** Start of Provided material **

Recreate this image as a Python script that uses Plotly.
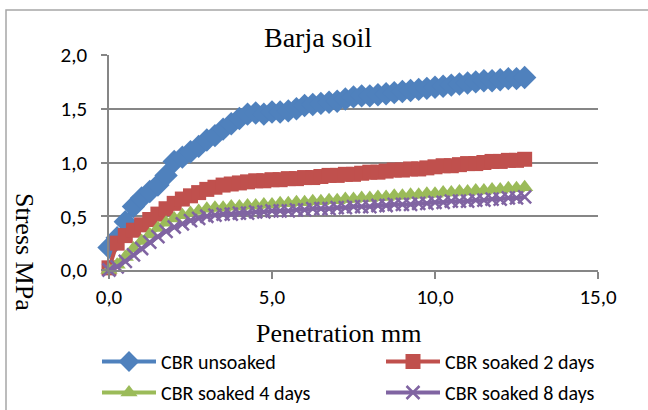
import plotly.graph_objects as go

penetration = [0.00, 0.25, 0.50, 0.75, 1.00, 1.25, 1.50, 1.75, 2.00, 2.25, 2.50, 2.75, 3.00,
               3.25, 3.50, 3.75, 4.00, 4.25, 4.50, 4.75, 5.00, 5.25, 5.50, 5.75, 6.00, 6.25,
               6.50, 6.75, 7.00, 7.25, 7.50, 7.75, 8.00, 8.25, 8.50, 8.75, 9.00, 9.25, 9.50,
               9.75, 10.00, 10.25, 10.50, 10.75, 11.00, 11.25, 11.50, 11.75, 12.00, 12.25,
               12.50, 12.75]

unsoaked = [0.21, 0.30, 0.45, 0.59, 0.67, 0.73, 0.79, 0.88, 1.01, 1.05, 1.10, 1.15, 1.21,
            1.25, 1.31, 1.36, 1.41, 1.45, 1.46, 1.45, 1.47, 1.47, 1.48, 1.50, 1.53, 1.54,
            1.55, 1.56, 1.57, 1.59, 1.61, 1.62, 1.62, 1.63, 1.64, 1.65, 1.66, 1.67, 1.68,
            1.69, 1.70, 1.71, 1.72, 1.73, 1.74, 1.75, 1.76, 1.76, 1.77, 1.78, 1.78, 1.79]

soaked2 = [0.02, 0.25, 0.32, 0.37, 0.42, 0.47, 0.52, 0.57, 0.62, 0.66, 0.69, 0.72, 0.75,
           0.77, 0.79, 0.80, 0.81, 0.82, 0.83, 0.83, 0.84, 0.84, 0.85, 0.85, 0.86, 0.86,
           0.87, 0.88, 0.88, 0.89, 0.89, 0.90, 0.91, 0.91, 0.92, 0.93, 0.93, 0.94, 0.94,
           0.95, 0.96, 0.97, 0.97, 0.98, 0.99, 0.99, 1.00, 1.01, 1.01, 1.02, 1.02, 1.03]

soaked4 = [0.00, 0.05, 0.12, 0.20, 0.27, 0.33, 0.39, 0.44, 0.48, 0.51, 0.53, 0.55, 0.57,
           0.58, 0.58, 0.59, 0.59, 0.60, 0.60, 0.61, 0.61, 0.62, 0.62, 0.63, 0.63, 0.64,
           0.64, 0.65, 0.65, 0.66, 0.66, 0.67, 0.67, 0.68, 0.68, 0.69, 0.69, 0.70, 0.70,
           0.71, 0.71, 0.72, 0.72, 0.73, 0.73, 0.74, 0.74, 0.75, 0.75, 0.76, 0.76, 0.77]

soaked8 = [0.00, 0.03, 0.08, 0.14, 0.20, 0.26, 0.31, 0.36, 0.40, 0.43, 0.46, 0.48, 0.50,
           0.51, 0.52, 0.52, 0.53, 0.53, 0.54, 0.54, 0.55, 0.55, 0.55, 0.56, 0.56, 0.57,
           0.57, 0.57, 0.58, 0.58, 0.59, 0.59, 0.59, 0.60, 0.60, 0.61, 0.61, 0.61, 0.62,
           0.62, 0.63, 0.63, 0.64, 0.64, 0.64, 0.65, 0.65, 0.66, 0.66, 0.67, 0.67, 0.68]

series_names = ["CBR unsoaked", "CBR soaked 2 days", "CBR soaked 4 days", "CBR soaked 8 days"]
x_tick_vals = [0, 5, 10, 15]
x_tick_text = ["0,0", "5,0", "10,0", "15,0"]
y_tick_vals = [0, 0.5, 1.0, 1.5, 2.0]
y_tick_text = ["0,0", "0,5", "1,0", "1,5", "2,0"]

colors = ["#4F81BD", "#C0504D", "#9BBB59", "#8064A2"]
symbols = ["diamond", "square", "triangle-up", "x-thin"]
sizes = [18, 15, 15, 13]
legends = ["legend", "legend2", "legend", "legend2"]

# plot area in pixels
W, H = 648, 410
L, R, T, B = 109, 50, 55, 140
PW, PH = W - L - R, H - T - B


def px(xp):
    return (xp - L) / PW


def py(yp):
    return (H - B - yp) / PH


fig = go.Figure()
for i, (name, ys, c, s, sz, lg) in enumerate(zip(series_names, [unsoaked, soaked2, soaked4, soaked8],
                                                  colors, symbols, sizes, legends)):
    marker = dict(symbol=s, size=sz, color=c)
    if s == "x-thin":
        marker["line"] = dict(color=c, width=2.5)
    fig.add_trace(go.Scatter(x=penetration, y=ys, name=name, mode="lines+markers",
                             line=dict(color=c, width=4), marker=marker, cliponaxis=False,
                             legend=lg, legendgroup=name))

serif = "Liberation Serif, Times New Roman, serif"
sans = "Carlito, Liberation Sans, Arial, sans-serif"

legend_common = dict(orientation="v", xref="paper", yref="paper", xanchor="left", yanchor="top",
                     itemwidth=54, tracegroupgap=2, bgcolor="rgba(0,0,0,0)",
                     font=dict(family=sans, size=20, color="black"))

fig.update_layout(
    width=W, height=H,
    margin=dict(l=L, r=R, t=T, b=B, autoexpand=False),
    paper_bgcolor="white", plot_bgcolor="white",
    title=dict(text="Barja soil", x=318 / W, xref="container", xanchor="center",
               y=1 - 37 / H, yref="container", yanchor="middle",
               font=dict(family=serif, size=28, color="black")),
    showlegend=True,
    legend=dict(x=px(97), y=py(342), **legend_common),
    legend2=dict(x=px(381), y=py(342), **legend_common),
    xaxis=dict(range=[0, 15], tickvals=x_tick_vals, ticktext=x_tick_text, automargin=False,
               showgrid=False, zeroline=False, showline=True, linecolor="#868686", linewidth=1.5,
               ticks="outside", ticklen=7, tickcolor="#868686", tickwidth=1.5,
               tickfont=dict(family=sans, size=21, color="black")),
    yaxis=dict(range=[0, 2.0], tickvals=y_tick_vals, ticktext=y_tick_text, automargin=False,
               showgrid=True, gridcolor="#868686", gridwidth=1.5,
               zeroline=False, showline=True, linecolor="#868686", linewidth=1.5,
               ticks="outside", ticklen=6, tickcolor="#868686", tickwidth=1.5,
               ticklabelstandoff=10,
               tickfont=dict(family=sans, size=21, color="black")),
    annotations=[
        dict(text="Penetration mm", x=px(338), y=py(333), xref="paper", yref="paper",
             xanchor="center", yanchor="middle",
             showarrow=False, font=dict(family=serif, size=26, color="black")),
        dict(text="Stress MPa", textangle=90, x=px(25), y=py(252), xref="paper", yref="paper",
             xanchor="center", yanchor="middle",
             showarrow=False, font=dict(family=serif, size=26, color="black")),
    ],
)

fig.add_shape(type="rect", xref="paper", yref="paper",
              x0=px(6), x1=px(700), y0=py(430), y1=py(10),
              line=dict(color="#A6A6A6", width=1.5), fillcolor="rgba(0,0,0,0)", layer="above")

fig.write_html("out.html", config={"displayModeBar": False},
               post_script="document.body.style.margin='0';document.body.style.padding='0';")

** End of Provided material **

» Goal of the exercise:
Restate exactly, please, only the lines between the start of the data and the line containing "1.78, 1.78, 1.79]", both ends included, skipping the pictures.

» In response:
Recreate this image as a Python script that uses Plotly.
import plotly.graph_objects as go

penetration = [0.00, 0.25, 0.50, 0.75, 1.00, 1.25, 1.50, 1.75, 2.00, 2.25, 2.50, 2.75, 3.00,
               3.25, 3.50, 3.75, 4.00, 4.25, 4.50, 4.75, 5.00, 5.25, 5.50, 5.75, 6.00, 6.25,
               6.50, 6.75, 7.00, 7.25, 7.50, 7.75, 8.00, 8.25, 8.50, 8.75, 9.00, 9.25, 9.50,
               9.75, 10.00, 10.25, 10.50, 10.75, 11.00, 11.25, 11.50, 11.75, 12.00, 12.25,
               12.50, 12.75]

unsoaked = [0.21, 0.30, 0.45, 0.59, 0.67, 0.73, 0.79, 0.88, 1.01, 1.05, 1.10, 1.15, 1.21,
            1.25, 1.31, 1.36, 1.41, 1.45, 1.46, 1.45, 1.47, 1.47, 1.48, 1.50, 1.53, 1.54,
            1.55, 1.56, 1.57, 1.59, 1.61, 1.62, 1.62, 1.63, 1.64, 1.65, 1.66, 1.67, 1.68,
            1.69, 1.70, 1.71, 1.72, 1.73, 1.74, 1.75, 1.76, 1.76, 1.77, 1.78, 1.78, 1.79]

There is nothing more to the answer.